Should a convict be recharged if victim dies?

  • Article by: ABBY SIMONS , Star Tribune
  • Updated: October 15, 2013 - 8:51 PM

Judge dismissed murder charge, citing a 50-year-old state law.

If Scott Lipe walks out of prison as scheduled next year, he’ll be six years sober, his attorney said, far removed from the chronic alcoholic who on a drunken whim stole an SUV and triggered a wreck that left its owner in a coma.

His victim, Willie Hervey, also bore no resemblance to his former self when he died in July 2012 after five years of languishing in a nursing home. He was 42.

Hervey’s brother called his death a merciful end after years of being trapped in a broken body. But the family has not received solace in what they see as a lack of justice.

“Every year I know [Lipe] is closer to getting out,” Chris Hervey said. “But did he suffer to the extent that my brother did? Not even remotely close.”

Whether Lipe should remain behind bars because Willie Hervey is now dead is a question that could play out in Minnesota’s appellate courts if prosecutors challenge a 50-year-old state law that bars additional charges against offenders if their victims die after prosecution.

Hennepin County District Judge Jay Quam on Tuesday dismissed second-degree murder charges filed against Lipe in March in the wake of Hervey’s death. He cited Minnesota Statute 609.035, a 1963 law that reads in part that “if a person’s conduct makes up more than one offense, the person may be punished for only one of the offenses.”

The law, he reasoned, applies to defendants like Lipe, who pleaded guilty to first-degree assault and was sentenced to 10 years in prison.

“Killing someone deserves greater punishment than hurting someone. From that perspective, Defendant Scott Lipe should face a murder charge for inflicting the injuries that eventually killed Willie Hervey,” Quam wrote in his order. “On the other hand, our criminal justice system places a high value on finality to protect people such as Mr. Lipe from multiple prosecutions and punishments.”

Lipe’s attorney, Craig Cascarano, applauded the ruling, but said prosecutors had told him they would challenge it if it didn’t go their way. They filed the charges, he said he was told, in hopes of changing the interpretation of 609.035.

In the meantime, a frustrated Cascarano said, his client — who was months from work release — has been transferred from Lino Lakes to a higher-security unit in Rush City and lost his privileges.

“If you want to change the law, get your bevy of lobbyists to change the law,” he said. “Don’t do it here.”

Lipe, who is scheduled for supervised release next June, declined an interview request through his attorney.

A spokesman for Hennepin County Attorney Mike Freeman said Tuesday that his office is still deciding whether to appeal Quam’s ruling, but last week, Freeman said the Lipe case called for such a challenge.

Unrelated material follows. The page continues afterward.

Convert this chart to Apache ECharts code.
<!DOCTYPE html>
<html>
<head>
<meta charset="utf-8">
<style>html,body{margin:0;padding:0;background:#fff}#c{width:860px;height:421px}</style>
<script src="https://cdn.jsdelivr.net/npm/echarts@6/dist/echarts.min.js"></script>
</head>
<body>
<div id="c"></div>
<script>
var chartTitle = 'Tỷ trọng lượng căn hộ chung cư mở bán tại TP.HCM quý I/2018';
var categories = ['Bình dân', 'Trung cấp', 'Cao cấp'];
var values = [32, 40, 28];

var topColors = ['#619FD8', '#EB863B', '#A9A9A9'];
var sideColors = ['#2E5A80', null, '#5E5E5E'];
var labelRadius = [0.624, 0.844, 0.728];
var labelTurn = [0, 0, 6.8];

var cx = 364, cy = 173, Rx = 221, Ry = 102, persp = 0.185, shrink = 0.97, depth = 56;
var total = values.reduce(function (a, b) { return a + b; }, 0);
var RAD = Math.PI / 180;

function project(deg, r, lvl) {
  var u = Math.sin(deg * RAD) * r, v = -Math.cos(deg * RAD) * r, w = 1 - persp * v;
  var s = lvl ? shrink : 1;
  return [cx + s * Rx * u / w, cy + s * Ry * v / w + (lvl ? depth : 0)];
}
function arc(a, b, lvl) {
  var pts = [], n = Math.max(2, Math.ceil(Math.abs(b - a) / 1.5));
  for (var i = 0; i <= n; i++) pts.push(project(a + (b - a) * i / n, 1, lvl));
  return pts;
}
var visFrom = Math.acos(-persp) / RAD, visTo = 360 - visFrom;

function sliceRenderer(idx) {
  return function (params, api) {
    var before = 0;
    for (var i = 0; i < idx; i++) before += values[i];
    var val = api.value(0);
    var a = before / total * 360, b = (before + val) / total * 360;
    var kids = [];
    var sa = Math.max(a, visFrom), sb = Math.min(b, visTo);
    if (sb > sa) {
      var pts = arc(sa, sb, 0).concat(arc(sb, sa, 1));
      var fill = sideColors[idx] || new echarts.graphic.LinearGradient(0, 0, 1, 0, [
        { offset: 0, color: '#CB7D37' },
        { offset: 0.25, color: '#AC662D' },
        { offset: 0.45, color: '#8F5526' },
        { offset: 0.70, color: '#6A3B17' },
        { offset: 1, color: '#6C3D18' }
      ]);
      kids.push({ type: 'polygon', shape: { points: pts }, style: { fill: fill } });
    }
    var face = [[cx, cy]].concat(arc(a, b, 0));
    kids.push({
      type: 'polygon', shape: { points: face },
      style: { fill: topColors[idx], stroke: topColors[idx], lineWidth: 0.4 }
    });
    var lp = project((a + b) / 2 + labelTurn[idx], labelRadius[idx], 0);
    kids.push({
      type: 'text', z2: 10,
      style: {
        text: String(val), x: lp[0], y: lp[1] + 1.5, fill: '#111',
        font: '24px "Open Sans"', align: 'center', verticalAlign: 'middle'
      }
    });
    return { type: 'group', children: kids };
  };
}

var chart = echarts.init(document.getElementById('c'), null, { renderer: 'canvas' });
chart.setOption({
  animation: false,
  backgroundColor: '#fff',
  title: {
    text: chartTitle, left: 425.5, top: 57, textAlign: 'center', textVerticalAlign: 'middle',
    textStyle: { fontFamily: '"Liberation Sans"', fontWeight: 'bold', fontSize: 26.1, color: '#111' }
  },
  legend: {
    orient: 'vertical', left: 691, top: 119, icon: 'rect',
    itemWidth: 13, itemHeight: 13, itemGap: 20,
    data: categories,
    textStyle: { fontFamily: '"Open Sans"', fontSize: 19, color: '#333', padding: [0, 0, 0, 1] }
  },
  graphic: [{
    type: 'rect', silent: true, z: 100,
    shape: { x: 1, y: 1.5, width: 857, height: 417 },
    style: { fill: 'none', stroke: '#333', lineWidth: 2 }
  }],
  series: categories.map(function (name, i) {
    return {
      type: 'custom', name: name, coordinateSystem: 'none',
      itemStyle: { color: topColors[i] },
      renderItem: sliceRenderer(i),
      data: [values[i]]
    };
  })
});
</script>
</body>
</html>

“We wouldn’t do this if we didn’t have a plausible case to make,” Freeman said before the ruling was issued. “We did some research, and I think the better weight of the evidence is that we can do this. I think Lipe gives us the clearer shot of making this legal change.”

Victim’s family favors change

It was closing time outside Mortimer’s bar in Minneapolis on June 19, 2007, when Scott Lipe asked bystanders if they would pay him to steal the black SUV idling unattended on the corner.

Just 30 years old, with five drunken-driving convictions under his belt, Lipe wasn’t deterred by a lack of takers as he jumped in the driver’s seat just as Hervey — who was escorting his girlfriend across the street — turned, spotted Lipe and jumped onto the vehicle’s running board.